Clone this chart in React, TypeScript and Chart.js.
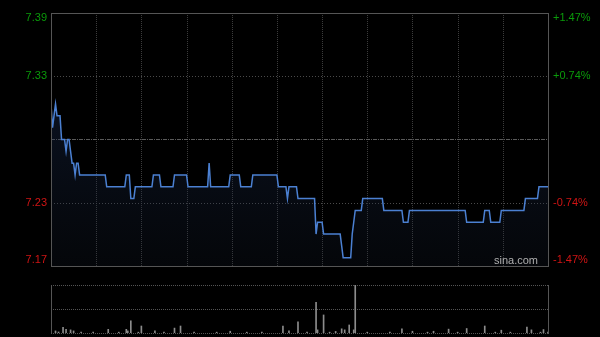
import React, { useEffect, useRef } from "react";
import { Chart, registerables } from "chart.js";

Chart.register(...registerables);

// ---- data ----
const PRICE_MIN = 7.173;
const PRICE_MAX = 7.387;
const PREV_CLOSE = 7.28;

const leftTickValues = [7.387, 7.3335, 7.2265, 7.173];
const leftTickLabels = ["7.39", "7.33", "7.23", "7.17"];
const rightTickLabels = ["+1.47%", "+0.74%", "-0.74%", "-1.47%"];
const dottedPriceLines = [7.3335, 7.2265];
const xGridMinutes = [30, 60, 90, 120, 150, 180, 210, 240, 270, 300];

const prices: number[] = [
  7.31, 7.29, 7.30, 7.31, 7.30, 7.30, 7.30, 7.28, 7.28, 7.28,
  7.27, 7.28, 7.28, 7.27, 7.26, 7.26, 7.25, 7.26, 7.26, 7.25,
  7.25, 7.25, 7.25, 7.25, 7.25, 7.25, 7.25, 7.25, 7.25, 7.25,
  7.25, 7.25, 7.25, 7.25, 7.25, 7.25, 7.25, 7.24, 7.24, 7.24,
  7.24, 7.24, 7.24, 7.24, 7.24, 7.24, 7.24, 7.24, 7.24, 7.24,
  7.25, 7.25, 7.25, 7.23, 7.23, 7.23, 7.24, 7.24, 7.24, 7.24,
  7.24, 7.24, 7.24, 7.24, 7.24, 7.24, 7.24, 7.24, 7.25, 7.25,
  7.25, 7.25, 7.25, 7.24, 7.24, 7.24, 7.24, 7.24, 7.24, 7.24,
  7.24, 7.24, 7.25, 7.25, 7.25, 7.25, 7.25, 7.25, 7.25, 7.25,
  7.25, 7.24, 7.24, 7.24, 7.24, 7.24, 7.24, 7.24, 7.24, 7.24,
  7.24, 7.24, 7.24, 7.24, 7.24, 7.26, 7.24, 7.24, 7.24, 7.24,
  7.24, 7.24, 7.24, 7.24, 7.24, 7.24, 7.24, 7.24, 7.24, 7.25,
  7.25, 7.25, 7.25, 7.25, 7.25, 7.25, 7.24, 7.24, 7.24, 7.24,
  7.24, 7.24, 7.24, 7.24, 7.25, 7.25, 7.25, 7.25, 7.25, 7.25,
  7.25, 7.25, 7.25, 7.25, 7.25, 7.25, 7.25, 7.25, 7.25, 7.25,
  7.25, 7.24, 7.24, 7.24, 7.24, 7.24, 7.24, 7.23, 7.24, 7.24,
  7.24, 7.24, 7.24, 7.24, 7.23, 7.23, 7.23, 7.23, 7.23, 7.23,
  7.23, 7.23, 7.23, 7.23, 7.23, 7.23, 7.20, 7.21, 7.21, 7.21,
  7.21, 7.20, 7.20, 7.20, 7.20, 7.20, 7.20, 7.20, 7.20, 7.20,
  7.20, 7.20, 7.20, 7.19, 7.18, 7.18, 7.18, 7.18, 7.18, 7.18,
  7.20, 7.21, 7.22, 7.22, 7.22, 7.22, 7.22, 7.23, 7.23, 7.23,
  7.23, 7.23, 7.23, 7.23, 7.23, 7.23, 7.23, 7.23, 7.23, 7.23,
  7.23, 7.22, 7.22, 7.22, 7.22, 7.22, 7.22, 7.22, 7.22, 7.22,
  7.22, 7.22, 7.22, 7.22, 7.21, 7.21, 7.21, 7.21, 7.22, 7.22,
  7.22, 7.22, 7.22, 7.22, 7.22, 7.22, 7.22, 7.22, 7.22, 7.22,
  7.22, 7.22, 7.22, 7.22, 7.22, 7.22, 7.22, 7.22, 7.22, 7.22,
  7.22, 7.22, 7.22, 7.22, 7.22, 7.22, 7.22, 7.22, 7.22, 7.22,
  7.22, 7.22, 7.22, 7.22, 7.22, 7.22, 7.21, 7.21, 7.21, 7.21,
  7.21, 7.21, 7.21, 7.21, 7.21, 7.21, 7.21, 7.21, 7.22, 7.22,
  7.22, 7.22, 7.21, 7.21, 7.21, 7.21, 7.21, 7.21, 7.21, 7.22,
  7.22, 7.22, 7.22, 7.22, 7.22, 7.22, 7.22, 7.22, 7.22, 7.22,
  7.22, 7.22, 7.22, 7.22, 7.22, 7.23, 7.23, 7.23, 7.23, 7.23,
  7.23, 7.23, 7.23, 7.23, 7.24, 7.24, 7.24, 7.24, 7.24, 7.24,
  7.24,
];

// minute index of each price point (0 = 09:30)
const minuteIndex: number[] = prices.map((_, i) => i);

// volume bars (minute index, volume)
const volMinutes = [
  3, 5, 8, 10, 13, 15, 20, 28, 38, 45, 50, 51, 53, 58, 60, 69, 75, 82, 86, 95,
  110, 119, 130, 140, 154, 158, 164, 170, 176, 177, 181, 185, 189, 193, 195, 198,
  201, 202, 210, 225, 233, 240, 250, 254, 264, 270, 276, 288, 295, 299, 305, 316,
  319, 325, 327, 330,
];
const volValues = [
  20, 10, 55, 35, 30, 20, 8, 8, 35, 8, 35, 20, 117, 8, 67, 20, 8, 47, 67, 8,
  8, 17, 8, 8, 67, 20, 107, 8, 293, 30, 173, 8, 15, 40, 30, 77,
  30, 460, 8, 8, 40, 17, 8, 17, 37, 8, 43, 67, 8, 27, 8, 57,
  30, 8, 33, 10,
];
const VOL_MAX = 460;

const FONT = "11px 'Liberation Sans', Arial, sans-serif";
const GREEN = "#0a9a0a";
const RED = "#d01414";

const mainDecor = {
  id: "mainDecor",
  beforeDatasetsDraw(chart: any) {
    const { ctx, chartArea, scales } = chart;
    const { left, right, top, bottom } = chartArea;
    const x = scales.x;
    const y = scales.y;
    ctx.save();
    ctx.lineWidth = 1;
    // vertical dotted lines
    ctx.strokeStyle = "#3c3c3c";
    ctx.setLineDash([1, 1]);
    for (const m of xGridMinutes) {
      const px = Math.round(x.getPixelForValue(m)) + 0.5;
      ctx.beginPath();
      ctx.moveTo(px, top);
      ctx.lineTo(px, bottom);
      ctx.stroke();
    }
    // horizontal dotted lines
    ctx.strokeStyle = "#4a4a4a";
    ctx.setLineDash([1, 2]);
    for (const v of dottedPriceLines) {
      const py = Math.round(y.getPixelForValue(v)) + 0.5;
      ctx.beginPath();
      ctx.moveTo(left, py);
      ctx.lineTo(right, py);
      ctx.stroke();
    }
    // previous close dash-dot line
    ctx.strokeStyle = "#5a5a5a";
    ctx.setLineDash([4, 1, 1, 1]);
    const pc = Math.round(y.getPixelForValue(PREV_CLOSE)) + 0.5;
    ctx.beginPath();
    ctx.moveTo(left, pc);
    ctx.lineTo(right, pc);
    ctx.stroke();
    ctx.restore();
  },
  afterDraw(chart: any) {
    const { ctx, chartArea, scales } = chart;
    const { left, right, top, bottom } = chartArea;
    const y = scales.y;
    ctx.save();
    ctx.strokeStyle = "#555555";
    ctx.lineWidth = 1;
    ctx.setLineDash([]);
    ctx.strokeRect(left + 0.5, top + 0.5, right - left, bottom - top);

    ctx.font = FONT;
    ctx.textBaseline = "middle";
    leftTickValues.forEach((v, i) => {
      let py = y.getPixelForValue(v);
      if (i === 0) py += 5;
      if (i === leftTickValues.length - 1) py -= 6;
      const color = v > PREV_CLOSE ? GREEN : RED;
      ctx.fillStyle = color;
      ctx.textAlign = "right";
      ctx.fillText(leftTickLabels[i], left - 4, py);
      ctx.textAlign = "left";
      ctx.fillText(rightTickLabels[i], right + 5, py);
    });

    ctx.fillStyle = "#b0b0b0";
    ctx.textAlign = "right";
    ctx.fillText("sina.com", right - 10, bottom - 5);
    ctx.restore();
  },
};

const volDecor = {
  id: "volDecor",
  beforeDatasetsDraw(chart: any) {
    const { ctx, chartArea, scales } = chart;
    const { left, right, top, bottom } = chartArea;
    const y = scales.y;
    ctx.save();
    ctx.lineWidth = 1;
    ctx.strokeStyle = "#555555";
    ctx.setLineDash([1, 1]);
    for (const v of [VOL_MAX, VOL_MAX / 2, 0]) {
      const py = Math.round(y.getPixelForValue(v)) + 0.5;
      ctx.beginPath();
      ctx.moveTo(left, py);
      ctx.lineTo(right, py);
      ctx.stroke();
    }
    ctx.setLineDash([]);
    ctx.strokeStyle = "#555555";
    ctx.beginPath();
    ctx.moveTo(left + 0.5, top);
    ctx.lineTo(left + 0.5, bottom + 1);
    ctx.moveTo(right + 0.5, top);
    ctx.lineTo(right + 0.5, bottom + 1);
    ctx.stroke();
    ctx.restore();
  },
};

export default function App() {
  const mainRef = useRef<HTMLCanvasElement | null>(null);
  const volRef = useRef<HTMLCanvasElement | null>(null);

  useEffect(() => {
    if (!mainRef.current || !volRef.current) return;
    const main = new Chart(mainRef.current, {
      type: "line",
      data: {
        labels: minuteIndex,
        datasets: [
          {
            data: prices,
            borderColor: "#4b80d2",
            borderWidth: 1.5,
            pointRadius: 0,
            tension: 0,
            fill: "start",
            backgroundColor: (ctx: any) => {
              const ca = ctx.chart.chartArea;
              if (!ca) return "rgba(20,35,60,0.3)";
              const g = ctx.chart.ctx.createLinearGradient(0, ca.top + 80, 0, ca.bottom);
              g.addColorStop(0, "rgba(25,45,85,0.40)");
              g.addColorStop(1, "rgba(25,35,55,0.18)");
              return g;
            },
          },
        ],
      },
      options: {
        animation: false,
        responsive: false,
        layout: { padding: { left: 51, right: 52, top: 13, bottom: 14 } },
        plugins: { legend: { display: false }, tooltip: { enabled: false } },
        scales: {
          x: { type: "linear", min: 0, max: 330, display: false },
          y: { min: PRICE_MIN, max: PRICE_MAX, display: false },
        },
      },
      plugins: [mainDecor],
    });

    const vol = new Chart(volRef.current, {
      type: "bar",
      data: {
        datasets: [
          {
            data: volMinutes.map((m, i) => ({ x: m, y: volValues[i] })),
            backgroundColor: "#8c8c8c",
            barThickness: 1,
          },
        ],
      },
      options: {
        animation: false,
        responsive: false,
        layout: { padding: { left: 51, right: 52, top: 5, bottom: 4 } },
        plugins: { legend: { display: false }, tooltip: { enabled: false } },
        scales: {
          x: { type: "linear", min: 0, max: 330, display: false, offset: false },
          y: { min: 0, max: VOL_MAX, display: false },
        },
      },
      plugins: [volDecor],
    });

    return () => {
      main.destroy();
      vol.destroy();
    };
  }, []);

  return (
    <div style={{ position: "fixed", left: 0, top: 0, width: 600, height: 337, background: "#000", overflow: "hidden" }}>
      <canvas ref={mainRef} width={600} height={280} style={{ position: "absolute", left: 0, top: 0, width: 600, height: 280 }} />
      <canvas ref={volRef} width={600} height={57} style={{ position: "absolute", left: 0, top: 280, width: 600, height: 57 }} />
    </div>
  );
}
━━━━━━━━━━━━━━━━
STATED EXERCISE: Without the pictures, please reproduce each line of the listing above exactly, from the first one through the line bearing "240, 270, 300];".

WRITTEN RESPONSE:
Clone this chart in React, TypeScript and Chart.js.
import React, { useEffect, useRef } from "react";
import { Chart, registerables } from "chart.js";

Chart.register(...registerables);

// ---- data ----
const PRICE_MIN = 7.173;
const PRICE_MAX = 7.387;
const PREV_CLOSE = 7.28;

const leftTickValues = [7.387, 7.3335, 7.2265, 7.173];
const leftTickLabels = ["7.39", "7.33", "7.23", "7.17"];
const rightTickLabels = ["+1.47%", "+0.74%", "-0.74%", "-1.47%"];
const dottedPriceLines = [7.3335, 7.2265];
const xGridMinutes = [30, 60, 90, 120, 150, 180, 210, 240, 270, 300];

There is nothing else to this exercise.